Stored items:

· · ·

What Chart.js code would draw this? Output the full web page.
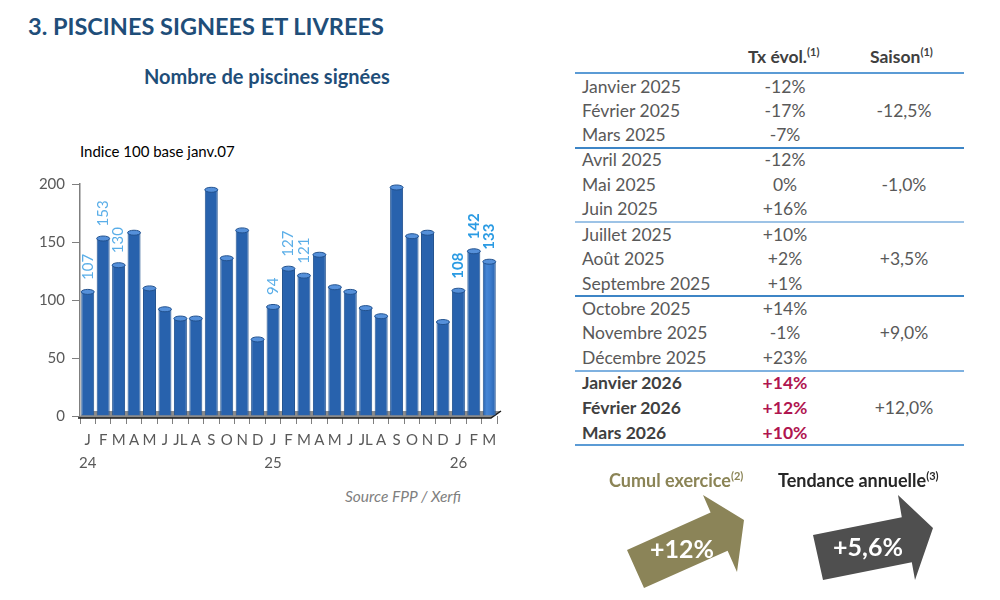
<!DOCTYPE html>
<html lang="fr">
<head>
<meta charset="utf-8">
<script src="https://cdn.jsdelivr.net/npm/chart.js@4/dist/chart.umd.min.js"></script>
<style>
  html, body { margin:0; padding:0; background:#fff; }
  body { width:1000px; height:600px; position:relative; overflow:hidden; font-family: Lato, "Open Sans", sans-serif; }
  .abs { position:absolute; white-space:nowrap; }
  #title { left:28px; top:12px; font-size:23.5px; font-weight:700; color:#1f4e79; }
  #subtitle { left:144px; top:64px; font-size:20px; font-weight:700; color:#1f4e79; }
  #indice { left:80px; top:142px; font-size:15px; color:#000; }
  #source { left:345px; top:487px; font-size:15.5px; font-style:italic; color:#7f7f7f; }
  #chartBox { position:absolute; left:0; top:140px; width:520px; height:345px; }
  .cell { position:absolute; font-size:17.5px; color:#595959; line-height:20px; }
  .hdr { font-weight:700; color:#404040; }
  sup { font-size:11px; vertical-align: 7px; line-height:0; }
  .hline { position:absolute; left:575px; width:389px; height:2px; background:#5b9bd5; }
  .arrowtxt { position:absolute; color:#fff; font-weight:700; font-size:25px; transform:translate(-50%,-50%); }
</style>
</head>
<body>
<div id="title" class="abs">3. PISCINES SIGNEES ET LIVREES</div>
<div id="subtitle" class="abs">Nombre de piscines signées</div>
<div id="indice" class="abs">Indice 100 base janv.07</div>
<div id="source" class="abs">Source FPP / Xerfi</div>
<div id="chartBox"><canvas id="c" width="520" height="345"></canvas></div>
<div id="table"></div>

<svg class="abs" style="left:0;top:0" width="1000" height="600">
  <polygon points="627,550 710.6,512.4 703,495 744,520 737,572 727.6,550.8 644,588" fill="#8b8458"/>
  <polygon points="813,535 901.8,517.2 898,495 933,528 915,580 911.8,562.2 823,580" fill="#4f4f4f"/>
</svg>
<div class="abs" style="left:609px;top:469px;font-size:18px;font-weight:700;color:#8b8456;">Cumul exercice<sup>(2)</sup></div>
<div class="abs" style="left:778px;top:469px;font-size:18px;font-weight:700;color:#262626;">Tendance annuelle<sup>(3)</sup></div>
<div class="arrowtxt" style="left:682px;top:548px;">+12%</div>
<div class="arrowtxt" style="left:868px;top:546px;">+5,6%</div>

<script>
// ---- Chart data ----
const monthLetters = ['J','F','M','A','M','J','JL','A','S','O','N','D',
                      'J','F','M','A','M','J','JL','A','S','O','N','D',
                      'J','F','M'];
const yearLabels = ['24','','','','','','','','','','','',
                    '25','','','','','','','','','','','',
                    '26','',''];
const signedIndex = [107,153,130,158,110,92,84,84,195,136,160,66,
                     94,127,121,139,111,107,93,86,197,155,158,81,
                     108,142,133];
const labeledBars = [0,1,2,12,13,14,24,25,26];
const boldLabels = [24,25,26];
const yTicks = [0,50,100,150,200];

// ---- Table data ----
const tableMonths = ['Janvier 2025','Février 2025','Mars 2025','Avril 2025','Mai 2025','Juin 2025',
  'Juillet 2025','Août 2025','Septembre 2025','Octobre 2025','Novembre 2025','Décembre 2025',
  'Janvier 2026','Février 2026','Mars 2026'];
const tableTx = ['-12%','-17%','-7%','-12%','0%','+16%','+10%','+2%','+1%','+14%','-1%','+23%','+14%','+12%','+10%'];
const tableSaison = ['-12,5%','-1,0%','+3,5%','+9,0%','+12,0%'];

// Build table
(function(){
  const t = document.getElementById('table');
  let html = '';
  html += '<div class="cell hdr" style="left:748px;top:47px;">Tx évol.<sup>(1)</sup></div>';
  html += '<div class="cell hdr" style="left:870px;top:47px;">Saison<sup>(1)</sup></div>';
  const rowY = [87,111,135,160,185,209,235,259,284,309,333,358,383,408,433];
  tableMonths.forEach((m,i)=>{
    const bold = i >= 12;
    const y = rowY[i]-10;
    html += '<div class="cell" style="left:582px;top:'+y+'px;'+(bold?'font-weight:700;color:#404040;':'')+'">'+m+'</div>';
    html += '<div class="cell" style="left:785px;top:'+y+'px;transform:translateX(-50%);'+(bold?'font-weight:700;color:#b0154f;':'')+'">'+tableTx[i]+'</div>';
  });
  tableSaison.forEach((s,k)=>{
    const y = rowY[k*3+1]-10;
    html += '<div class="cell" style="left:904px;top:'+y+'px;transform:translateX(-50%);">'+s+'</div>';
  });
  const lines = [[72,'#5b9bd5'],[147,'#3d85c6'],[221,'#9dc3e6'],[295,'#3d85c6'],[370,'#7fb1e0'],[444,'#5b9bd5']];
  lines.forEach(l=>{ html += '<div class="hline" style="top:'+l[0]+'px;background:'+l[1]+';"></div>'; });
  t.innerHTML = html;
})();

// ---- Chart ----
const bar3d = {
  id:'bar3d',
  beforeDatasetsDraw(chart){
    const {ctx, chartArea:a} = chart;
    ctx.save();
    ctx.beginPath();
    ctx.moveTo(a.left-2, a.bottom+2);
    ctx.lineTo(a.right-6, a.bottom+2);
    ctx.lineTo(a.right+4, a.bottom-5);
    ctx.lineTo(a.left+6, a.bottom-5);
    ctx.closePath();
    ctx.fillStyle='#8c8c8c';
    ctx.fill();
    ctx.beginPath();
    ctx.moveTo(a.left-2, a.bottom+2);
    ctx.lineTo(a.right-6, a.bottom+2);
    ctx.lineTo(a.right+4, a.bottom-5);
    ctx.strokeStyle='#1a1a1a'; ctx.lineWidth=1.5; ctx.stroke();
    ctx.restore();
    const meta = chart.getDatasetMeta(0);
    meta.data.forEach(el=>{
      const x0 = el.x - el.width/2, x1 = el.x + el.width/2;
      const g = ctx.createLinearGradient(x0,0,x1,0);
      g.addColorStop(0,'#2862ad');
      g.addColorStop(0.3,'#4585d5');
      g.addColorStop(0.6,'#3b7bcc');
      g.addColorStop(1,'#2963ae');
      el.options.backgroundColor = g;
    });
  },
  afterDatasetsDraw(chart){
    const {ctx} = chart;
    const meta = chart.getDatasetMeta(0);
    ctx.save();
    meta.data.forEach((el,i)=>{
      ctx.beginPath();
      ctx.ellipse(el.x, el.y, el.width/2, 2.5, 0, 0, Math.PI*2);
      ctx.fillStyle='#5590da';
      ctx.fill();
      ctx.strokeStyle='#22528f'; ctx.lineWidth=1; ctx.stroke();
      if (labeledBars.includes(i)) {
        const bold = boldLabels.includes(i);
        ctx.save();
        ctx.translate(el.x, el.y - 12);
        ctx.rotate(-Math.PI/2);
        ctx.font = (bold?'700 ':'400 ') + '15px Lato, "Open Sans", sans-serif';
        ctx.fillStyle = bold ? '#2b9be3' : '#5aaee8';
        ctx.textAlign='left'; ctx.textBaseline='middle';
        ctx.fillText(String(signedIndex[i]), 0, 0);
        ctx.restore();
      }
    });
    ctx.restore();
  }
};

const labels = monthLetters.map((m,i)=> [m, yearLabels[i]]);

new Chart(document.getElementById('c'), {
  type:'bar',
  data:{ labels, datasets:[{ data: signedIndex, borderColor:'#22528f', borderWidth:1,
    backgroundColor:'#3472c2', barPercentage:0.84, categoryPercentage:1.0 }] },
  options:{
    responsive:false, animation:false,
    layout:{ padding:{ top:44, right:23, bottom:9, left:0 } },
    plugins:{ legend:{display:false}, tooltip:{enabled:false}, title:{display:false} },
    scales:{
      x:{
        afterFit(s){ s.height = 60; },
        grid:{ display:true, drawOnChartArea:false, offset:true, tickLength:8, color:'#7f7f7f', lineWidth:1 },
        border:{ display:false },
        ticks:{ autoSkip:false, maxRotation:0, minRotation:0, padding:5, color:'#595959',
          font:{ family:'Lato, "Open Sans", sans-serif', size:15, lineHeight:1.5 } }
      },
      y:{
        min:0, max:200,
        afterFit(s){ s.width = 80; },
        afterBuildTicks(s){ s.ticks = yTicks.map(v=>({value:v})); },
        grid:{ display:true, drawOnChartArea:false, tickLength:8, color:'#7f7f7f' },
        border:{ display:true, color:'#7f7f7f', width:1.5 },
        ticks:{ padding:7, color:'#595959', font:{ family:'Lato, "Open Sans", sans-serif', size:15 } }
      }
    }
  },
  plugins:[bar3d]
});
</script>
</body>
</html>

· · ·

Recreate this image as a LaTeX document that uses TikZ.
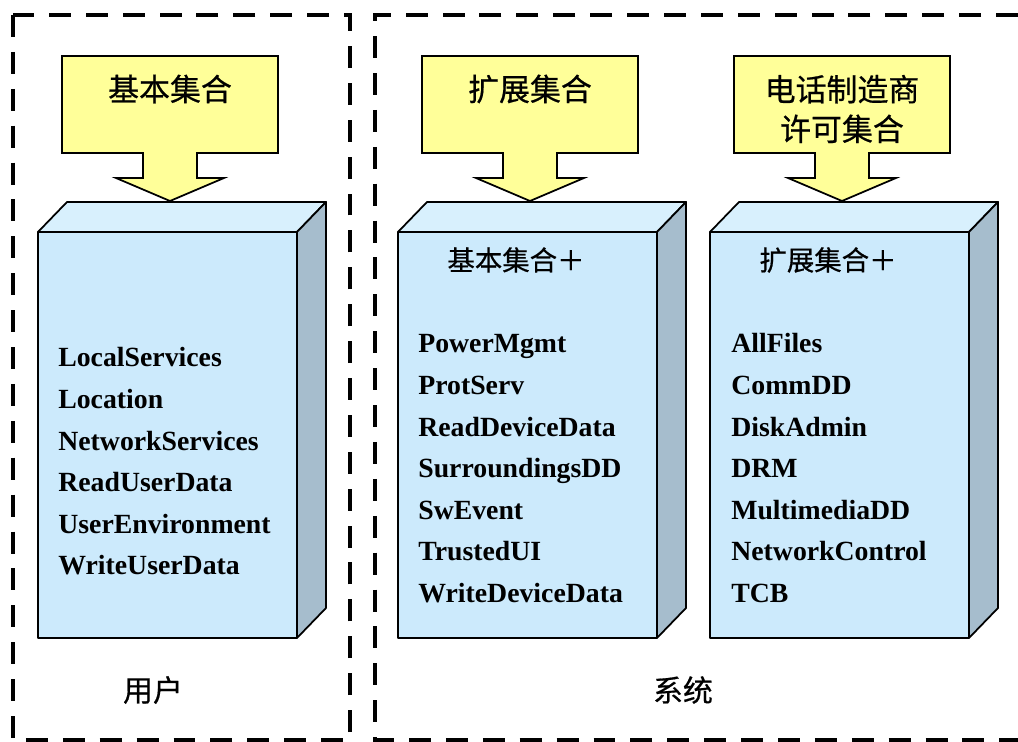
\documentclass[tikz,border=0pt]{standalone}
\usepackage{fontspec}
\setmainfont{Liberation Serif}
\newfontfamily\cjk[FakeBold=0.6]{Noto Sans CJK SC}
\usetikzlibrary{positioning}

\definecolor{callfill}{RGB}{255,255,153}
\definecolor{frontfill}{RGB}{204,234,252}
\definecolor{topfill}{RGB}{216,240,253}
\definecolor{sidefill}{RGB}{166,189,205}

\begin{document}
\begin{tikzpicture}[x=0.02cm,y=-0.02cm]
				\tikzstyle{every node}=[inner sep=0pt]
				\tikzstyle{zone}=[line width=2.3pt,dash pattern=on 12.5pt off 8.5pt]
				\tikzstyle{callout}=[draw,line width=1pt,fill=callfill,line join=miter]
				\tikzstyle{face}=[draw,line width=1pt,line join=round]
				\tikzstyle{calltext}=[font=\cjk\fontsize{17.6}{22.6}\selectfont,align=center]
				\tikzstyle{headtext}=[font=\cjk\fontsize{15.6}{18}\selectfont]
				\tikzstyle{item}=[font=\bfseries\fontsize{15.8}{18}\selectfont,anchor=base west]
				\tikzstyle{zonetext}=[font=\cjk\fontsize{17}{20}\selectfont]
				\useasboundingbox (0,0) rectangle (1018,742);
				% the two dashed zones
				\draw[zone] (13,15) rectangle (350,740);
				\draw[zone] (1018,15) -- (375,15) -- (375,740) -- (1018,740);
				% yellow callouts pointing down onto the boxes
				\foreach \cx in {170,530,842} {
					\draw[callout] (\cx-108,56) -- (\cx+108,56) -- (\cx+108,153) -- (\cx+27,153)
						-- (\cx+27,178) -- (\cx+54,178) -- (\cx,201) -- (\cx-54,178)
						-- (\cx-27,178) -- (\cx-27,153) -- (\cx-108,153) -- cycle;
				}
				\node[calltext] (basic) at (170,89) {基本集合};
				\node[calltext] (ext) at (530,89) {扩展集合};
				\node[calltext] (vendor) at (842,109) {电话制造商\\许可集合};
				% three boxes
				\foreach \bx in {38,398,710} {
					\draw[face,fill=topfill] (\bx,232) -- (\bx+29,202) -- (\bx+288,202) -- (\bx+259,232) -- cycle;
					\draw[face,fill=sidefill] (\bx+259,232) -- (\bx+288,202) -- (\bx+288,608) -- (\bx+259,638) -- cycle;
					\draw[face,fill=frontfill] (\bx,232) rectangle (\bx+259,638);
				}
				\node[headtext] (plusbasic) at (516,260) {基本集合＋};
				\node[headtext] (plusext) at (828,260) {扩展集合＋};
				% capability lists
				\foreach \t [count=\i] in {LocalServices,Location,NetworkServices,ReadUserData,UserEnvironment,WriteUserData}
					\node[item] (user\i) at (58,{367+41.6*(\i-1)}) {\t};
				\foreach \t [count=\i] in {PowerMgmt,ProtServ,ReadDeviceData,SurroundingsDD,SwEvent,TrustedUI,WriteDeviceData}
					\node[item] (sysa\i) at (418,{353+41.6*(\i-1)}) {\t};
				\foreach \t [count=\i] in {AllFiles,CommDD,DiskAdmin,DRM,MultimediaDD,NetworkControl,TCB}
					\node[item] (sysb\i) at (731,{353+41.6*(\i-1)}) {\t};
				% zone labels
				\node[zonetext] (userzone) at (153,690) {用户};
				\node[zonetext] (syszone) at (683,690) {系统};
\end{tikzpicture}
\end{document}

· · ·

# DIRECTIVE:
Which lines contain "this"? Show each of them.

# TASK OUTPUT:
What Chart.js code would draw this? Output the full web page.
Recreate this image as a LaTeX document that uses TikZ.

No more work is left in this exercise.